Within the material below, transcribe exactly the lines from the one holding "Recreate this image" through the one holding "import plotly.graph_objects as go", keeping both ends and skipping the rest.
————————
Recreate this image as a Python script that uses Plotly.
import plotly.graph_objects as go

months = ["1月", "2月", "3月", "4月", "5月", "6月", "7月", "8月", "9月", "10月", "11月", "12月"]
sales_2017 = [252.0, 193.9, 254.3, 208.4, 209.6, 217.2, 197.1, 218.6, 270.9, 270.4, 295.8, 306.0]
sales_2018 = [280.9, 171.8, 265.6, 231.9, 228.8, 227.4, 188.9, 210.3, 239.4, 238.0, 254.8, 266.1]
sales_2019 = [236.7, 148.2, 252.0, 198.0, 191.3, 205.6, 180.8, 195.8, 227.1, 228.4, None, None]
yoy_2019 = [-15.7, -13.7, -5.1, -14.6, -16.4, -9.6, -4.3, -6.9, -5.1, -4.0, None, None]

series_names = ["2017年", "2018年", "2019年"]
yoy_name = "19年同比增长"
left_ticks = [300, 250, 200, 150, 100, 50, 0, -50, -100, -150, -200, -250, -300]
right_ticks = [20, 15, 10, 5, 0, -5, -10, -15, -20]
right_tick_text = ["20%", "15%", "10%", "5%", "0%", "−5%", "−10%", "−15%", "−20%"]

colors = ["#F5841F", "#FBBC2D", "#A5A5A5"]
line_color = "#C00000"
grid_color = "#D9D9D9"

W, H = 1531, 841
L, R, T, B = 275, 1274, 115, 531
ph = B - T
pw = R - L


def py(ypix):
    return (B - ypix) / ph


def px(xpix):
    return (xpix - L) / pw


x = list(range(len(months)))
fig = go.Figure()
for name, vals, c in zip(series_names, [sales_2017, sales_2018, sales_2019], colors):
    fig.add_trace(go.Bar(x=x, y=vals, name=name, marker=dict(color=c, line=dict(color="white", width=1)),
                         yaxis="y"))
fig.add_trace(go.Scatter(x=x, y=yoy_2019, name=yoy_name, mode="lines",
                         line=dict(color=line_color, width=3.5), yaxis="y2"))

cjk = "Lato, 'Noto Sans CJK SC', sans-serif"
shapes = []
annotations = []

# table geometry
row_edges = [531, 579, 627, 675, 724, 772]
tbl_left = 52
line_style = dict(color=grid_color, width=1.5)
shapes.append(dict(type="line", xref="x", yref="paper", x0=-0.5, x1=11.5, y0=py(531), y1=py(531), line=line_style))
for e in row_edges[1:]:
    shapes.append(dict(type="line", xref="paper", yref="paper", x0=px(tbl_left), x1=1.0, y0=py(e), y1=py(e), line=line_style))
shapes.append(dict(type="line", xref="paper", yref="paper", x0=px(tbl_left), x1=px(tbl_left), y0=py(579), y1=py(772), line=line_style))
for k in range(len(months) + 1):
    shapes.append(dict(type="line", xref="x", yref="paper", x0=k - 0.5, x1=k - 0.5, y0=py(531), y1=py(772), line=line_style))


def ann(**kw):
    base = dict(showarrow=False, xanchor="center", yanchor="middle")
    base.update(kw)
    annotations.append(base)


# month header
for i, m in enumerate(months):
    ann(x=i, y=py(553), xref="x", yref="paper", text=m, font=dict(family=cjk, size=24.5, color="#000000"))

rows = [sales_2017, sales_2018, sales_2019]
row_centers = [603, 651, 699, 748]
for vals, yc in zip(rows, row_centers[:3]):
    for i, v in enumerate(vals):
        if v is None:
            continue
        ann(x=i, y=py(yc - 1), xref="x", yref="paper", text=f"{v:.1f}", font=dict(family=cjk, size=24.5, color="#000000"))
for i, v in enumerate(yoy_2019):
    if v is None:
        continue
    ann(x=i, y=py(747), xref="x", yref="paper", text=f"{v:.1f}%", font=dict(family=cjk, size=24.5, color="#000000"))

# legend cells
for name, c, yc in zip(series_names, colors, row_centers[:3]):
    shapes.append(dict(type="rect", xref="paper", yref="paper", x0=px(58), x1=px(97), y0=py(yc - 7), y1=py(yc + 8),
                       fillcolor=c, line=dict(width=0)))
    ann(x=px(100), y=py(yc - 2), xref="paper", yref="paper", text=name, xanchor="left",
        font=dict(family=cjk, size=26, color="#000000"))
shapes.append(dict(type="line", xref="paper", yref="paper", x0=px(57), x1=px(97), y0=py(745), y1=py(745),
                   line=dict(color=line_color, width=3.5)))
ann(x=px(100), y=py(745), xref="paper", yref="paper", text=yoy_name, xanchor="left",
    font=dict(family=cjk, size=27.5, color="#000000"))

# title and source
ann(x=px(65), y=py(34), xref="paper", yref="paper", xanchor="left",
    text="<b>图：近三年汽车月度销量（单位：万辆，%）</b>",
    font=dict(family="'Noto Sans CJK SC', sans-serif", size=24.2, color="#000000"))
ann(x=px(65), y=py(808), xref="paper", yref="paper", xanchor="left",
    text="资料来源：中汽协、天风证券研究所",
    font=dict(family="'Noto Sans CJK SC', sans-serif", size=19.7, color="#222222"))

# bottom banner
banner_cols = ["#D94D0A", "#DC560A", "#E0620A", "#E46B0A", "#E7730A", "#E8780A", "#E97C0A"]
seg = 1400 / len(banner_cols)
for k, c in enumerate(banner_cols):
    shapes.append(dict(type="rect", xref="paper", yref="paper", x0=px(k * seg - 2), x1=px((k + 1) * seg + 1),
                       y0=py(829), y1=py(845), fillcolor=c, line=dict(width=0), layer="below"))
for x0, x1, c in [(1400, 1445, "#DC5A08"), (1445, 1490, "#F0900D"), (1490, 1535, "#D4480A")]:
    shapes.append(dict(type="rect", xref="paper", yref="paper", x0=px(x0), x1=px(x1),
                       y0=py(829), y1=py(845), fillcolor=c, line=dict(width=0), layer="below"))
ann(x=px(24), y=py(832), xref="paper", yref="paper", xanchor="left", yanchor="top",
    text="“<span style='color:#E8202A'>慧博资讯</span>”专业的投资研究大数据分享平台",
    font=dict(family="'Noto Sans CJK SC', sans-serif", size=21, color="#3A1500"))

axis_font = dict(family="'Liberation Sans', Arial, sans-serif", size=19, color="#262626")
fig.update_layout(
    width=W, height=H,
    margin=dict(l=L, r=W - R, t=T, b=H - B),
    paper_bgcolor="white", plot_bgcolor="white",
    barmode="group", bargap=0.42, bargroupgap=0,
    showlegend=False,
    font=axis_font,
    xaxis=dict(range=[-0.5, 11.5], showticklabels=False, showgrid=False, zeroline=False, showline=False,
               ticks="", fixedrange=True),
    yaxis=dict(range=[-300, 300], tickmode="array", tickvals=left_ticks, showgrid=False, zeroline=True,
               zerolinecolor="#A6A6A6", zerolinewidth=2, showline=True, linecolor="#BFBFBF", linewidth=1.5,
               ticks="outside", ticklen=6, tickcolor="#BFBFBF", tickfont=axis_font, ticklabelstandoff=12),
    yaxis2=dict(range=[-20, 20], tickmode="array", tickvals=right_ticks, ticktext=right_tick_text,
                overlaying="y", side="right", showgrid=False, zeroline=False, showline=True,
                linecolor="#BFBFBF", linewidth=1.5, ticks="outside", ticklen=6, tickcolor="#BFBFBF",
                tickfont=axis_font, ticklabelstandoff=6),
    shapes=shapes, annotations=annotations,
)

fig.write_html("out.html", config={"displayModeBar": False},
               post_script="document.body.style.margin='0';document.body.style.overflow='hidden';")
————————
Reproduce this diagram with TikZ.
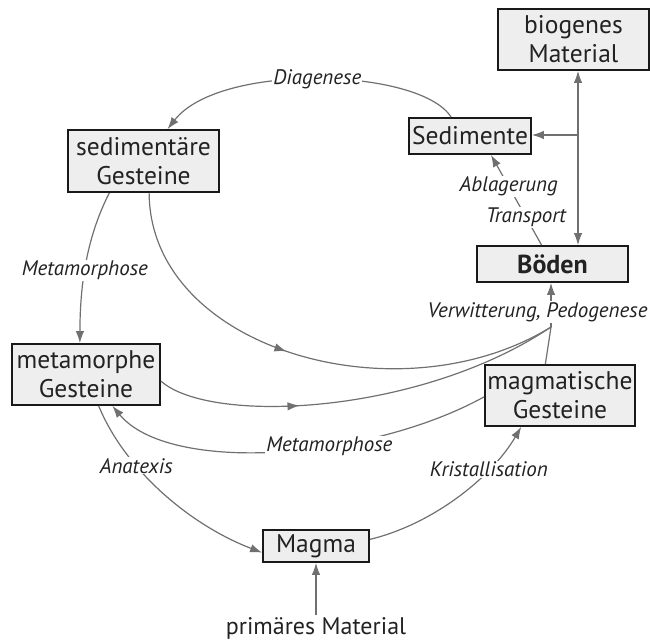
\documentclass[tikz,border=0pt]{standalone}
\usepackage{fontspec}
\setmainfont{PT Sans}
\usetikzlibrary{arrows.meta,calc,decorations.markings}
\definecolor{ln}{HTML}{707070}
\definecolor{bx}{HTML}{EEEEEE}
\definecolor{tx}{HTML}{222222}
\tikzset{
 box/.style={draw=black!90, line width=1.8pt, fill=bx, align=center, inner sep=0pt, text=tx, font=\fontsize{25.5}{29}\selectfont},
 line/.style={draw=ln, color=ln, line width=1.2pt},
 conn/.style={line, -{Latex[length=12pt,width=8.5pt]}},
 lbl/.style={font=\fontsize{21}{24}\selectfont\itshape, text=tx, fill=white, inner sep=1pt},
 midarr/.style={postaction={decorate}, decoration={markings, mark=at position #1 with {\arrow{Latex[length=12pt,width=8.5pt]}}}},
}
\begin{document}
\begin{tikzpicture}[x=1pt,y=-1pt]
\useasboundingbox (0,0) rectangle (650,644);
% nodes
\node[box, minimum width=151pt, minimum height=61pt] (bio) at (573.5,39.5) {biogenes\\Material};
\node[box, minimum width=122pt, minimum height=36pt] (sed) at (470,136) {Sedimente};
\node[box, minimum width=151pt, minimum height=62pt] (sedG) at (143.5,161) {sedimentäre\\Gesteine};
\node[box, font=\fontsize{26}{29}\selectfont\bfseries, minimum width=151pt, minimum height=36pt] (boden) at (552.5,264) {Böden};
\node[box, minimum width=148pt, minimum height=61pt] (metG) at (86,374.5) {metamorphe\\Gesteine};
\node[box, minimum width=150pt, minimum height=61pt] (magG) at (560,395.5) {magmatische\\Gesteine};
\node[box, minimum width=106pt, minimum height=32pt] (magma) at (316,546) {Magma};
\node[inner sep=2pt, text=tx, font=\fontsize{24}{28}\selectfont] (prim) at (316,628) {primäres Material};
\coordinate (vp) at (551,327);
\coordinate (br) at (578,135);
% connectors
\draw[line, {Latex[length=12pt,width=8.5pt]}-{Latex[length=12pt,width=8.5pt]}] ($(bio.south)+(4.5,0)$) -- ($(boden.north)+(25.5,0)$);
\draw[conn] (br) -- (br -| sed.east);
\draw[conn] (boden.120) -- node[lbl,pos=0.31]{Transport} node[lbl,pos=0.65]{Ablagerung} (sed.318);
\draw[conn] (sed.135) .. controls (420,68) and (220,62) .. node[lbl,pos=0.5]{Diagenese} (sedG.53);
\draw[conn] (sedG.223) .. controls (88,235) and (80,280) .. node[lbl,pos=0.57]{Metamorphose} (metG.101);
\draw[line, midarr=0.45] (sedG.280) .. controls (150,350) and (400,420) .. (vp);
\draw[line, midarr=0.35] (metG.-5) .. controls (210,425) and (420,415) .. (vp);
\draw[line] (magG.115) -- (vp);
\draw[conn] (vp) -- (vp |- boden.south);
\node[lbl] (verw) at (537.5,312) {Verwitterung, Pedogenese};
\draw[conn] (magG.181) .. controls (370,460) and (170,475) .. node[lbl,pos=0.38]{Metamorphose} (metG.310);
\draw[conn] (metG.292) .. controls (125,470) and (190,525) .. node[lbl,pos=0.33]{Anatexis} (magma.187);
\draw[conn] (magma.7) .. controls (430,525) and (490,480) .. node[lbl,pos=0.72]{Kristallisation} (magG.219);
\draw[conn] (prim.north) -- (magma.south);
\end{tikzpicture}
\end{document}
————————
### Solution
Recreate this image as a Python script that uses Plotly.
import plotly.graph_objects as go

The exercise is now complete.